伊藤さん:困るのは雨降りの日だね。なんにも見えないから「ここにあると思いこんで見てください」なんて言って、いつも見える景色を解説するんだよ。

編集部:こればっかりはどうしようもないですもんね。

伊藤さん:ただね、秋の紅葉の季節になると、雨の日の景色がそりゃあ美しいんだよ。紅葉を見るには雨降りが一番。全部の色が鮮やかにのるんだ。これをステキと言うんです!

編集部:登山者にとってうれしくない雨も、紅葉を見るにはぴったりだと。

伊藤さん:「今までで今日が一番キレイですよ」なんて言って、これでもかってくらい褒めるんだよ。

編集部:あはは、伊藤さんのバス、乗ってみたいですね。マニュアルとかがあるわけでなく、みんなそんなふうに自由におしゃべりしてるんですか?

伊藤さん:一応こんなこと喋ってねっていう基本事項みたいなものはあるけど、いろんな運転手がいて、自分の好きなことをしゃべってるよ。

編集部:鋸岳(のこぎりだけ)に見える、「鹿の窓」の解説は、毎回聞く気がします。
鹿の窓 写真提供:伊藤さん
伊藤さん:鋸岳の第1高点南側に見える谷が、岩の穴が窓みたいに見えるんだよね。いい名前つけたもんだよ。そこにも、5回ばかし(くらい)行ってるなあ。

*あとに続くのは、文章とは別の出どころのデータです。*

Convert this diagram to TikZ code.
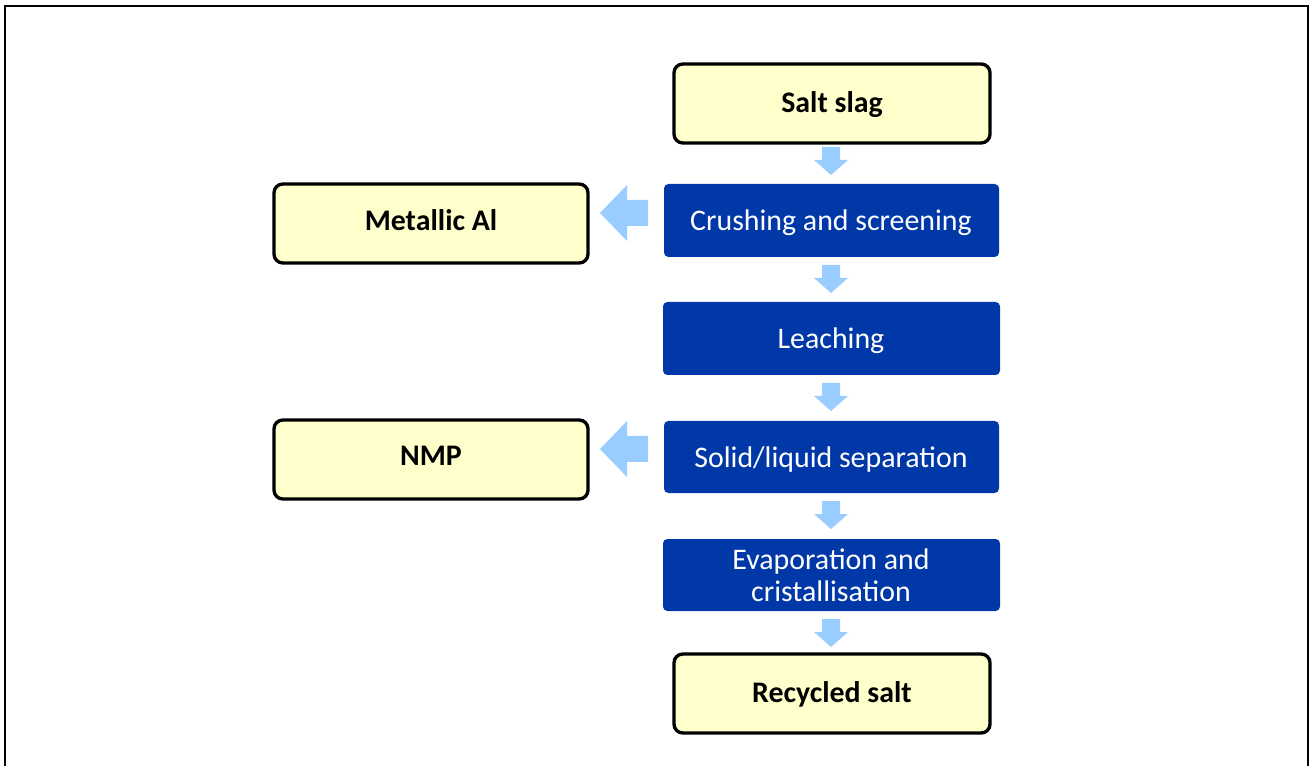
\documentclass[tikz,border=0pt]{standalone}
\usepackage{fontspec}
\setmainfont{Carlito}
\definecolor{ybox}{HTML}{FFFFCC}
\definecolor{bbox}{HTML}{0038A8}
\definecolor{larrow}{HTML}{99CCFF}
\begin{document}
\begin{tikzpicture}[x=0.02cm,y=-0.02cm,
  yel/.style={draw=black,line width=1.9pt,fill=ybox,rounded corners=5pt},
  blu/.style={fill=bbox,rounded corners=2.5pt},
  ytxt/.style={font=\fontsize{17}{20}\selectfont\bfseries,text=black},
  btxt/.style={font=\fontsize{17}{20}\selectfont,text=white,align=center},
  flow/.style={fill=larrow}]
\useasboundingbox (0,0) rectangle (1311,766);
% outer frame
\draw[line width=1.4pt] (5,800) -- (5,6) -- (1308,6) -- (1308,800);
% yellow boxes
\path[yel] (674,64) rectangle (990,143);
\node[ytxt] (salt) at (832,105) {Salt slag};
\path[yel] (274,184) rectangle (588,263);
\node[ytxt] (metal) at (431,220) {Metallic Al};
\path[yel] (274,420) rectangle (588,499);
\node[ytxt] (nmp) at (431,456) {NMP};
\path[yel] (674,654) rectangle (990,733);
\node[ytxt] (recy) at (832,694) {Recycled salt};
% blue boxes
\path[blu] (664,184) rectangle (999,257);
\node[btxt] (crush) at (831,223) {Crushing and screening};
\path[blu] (663,302) rectangle (1000,375);
\node[btxt] (leach) at (831,341) {Leaching};
\path[blu] (664,421) rectangle (999,493);
\node[btxt] (solid) at (831,460) {Solid/liquid separation};
\path[blu] (663,539) rectangle (1000,611);
\node[btxt,text depth=0pt] (evap) at (831,575) {Evaporation and\\[-2pt]cristallisation};
% down arrows
\foreach \y in {147,265,383,501,619}{
  \fill[flow] (822,\y) -- (840,\y) -- (840,\y+13) -- (848,\y+13) -- (831,\y+28) -- (814,\y+13) -- (822,\y+13) -- cycle;
}
% left arrows
\foreach \y in {213,449}{
  \fill[flow] (648,\y-13) -- (627,\y-13) -- (627,\y-28) -- (600,\y) -- (627,\y+28) -- (627,\y+13) -- (648,\y+13) -- cycle;
}
\end{tikzpicture}
\end{document}
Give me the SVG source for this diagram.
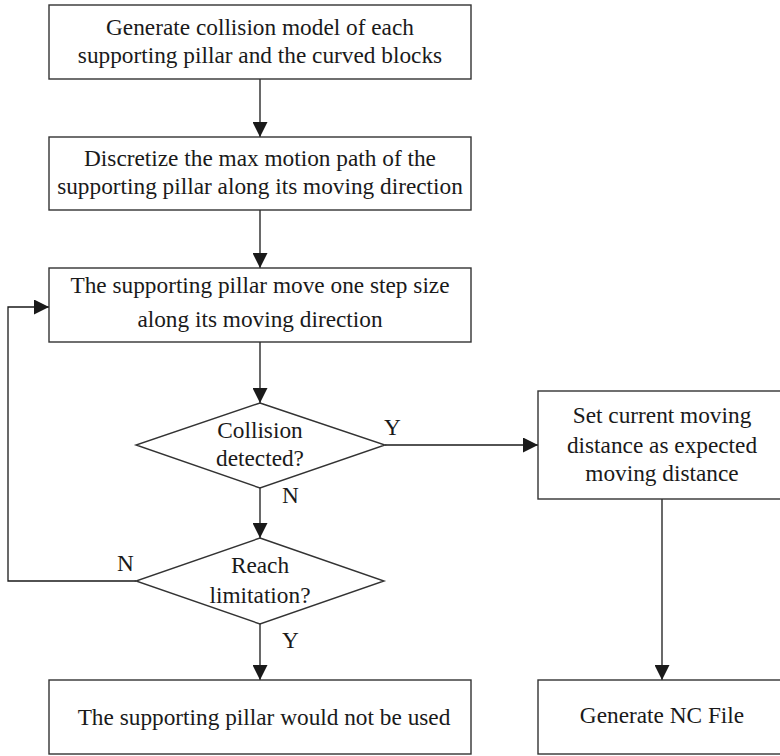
<svg xmlns="http://www.w3.org/2000/svg" width="780" height="756" viewBox="0 0 780 756">
<defs>
<marker id="arr" markerUnits="userSpaceOnUse" markerWidth="15" markerHeight="15" refX="15" refY="7.5" orient="auto">
<path d="M0,0 L15,7.5 L0,15 z" fill="#1a1a1a"/>
</marker>
<style>
.box{fill:#fff;stroke:#333;stroke-width:1.4}
text{font-family:'Liberation Serif','DejaVu Serif',serif;font-size:23.3px;fill:#1a1a1a}
.t{text-anchor:middle}
.ca{fill:none;stroke:#1a1a1a;stroke-width:1.3;marker-end:url(#arr)}
</style>
</defs>
<rect width="780" height="756" fill="#fff"/>
<g id="connectors">
<path class="ca" d="M260,79 V137"/>
<path class="ca" d="M260,210 V268"/>
<path class="ca" d="M260,342 V403"/>
<path class="ca" d="M385,445 H538"/>
<path class="ca" d="M260,488 V538"/>
<path class="ca" d="M136,581 H8 V307 H49"/>
<path class="ca" d="M260,624 V680"/>
<path class="ca" d="M662,499 V680"/>
<text x="384" y="435">Y</text>
<text x="282" y="503">N</text>
<text x="117" y="571">N</text>
<text x="282" y="648">Y</text>
</g>
<g id="n1">
<rect class="box" x="49" y="5" width="422" height="74"/>
<text class="t" x="260" y="35">Generate collision model of each</text>
<text class="t" x="260" y="63">supporting pillar and the curved blocks</text>
</g>
<g id="n2">
<rect class="box" x="49" y="137" width="422" height="73"/>
<text class="t" x="260" y="166">Discretize the max motion path of the</text>
<text class="t" x="260" y="194">supporting pillar along its moving direction</text>
</g>
<g id="n3">
<rect class="box" x="49" y="268" width="422" height="74"/>
<text class="t" x="260" y="293">The supporting pillar move one step size</text>
<text class="t" x="260" y="327">along its moving direction</text>
</g>
<g id="n4">
<polygon class="box" points="260,403 385,445 260,488 136,445"/>
<text class="t" x="260" y="438">Collision</text>
<text class="t" x="260" y="466">detected?</text>
</g>
<g id="n5">
<rect class="box" x="538" y="391" width="250" height="108"/>
<text class="t" x="662" y="423">Set current moving</text>
<text class="t" x="662" y="453">distance as expected</text>
<text class="t" x="662" y="481">moving distance</text>
</g>
<g id="n6">
<polygon class="box" points="260,538 384,581 260,624 136,581"/>
<text class="t" x="260" y="573">Reach</text>
<text class="t" x="260" y="603">limitation?</text>
</g>
<g id="n7">
<rect class="box" x="49" y="680" width="422" height="74"/>
<text class="t" x="264" y="725">The supporting pillar would not be used</text>
</g>
<g id="n8">
<rect class="box" x="538" y="680" width="250" height="74"/>
<text class="t" x="662" y="723">Generate NC File</text>
</g>
</svg>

編集部:山にも登られるんですか?それは趣味でですか?

伊藤さん:趣味ってよりも、登山道の様子を見とかなきゃ、人から聞かれた時に説明できないなと思って、この仕事に就いてから登るようになったんだよ。道具を持って行って登山道を整備したりもするよ。

編集部:それはお仕事ではなく個人的に?

伊藤さん:ボランティアだね。そんなことやるのは俺と、もう一人くらいだけどね。

編集部:登山道を利用する登山者の一人として、心から感謝します。

伊藤さん:せっかくこんな山の中までみんな来てくれるからね、楽しんでいってもらいたいなと思ってるよ。だから「また来ます」って言ってもらえるとほんとにうれしいんだ。

編集部:伊藤さんのお話をお聞きして、私もまたバスに乗って山に行きたくなりました。
先人達が苦労して守ってきた南アルプス林道
伊藤さん:林道の整備も案内も、代々の先輩方の努力あってのもの。苦労して守ってきてくれたことを考えると、これからも守っていきたいなと思ってるよ。開通当初は未舗装道路の運転だったから、運行中にパンクすることもザラ。そりゃもう苦労してきたんだもの。

編集部:登山者も、感謝して利用しなくちゃですね。伊藤さん、ありがとうございました!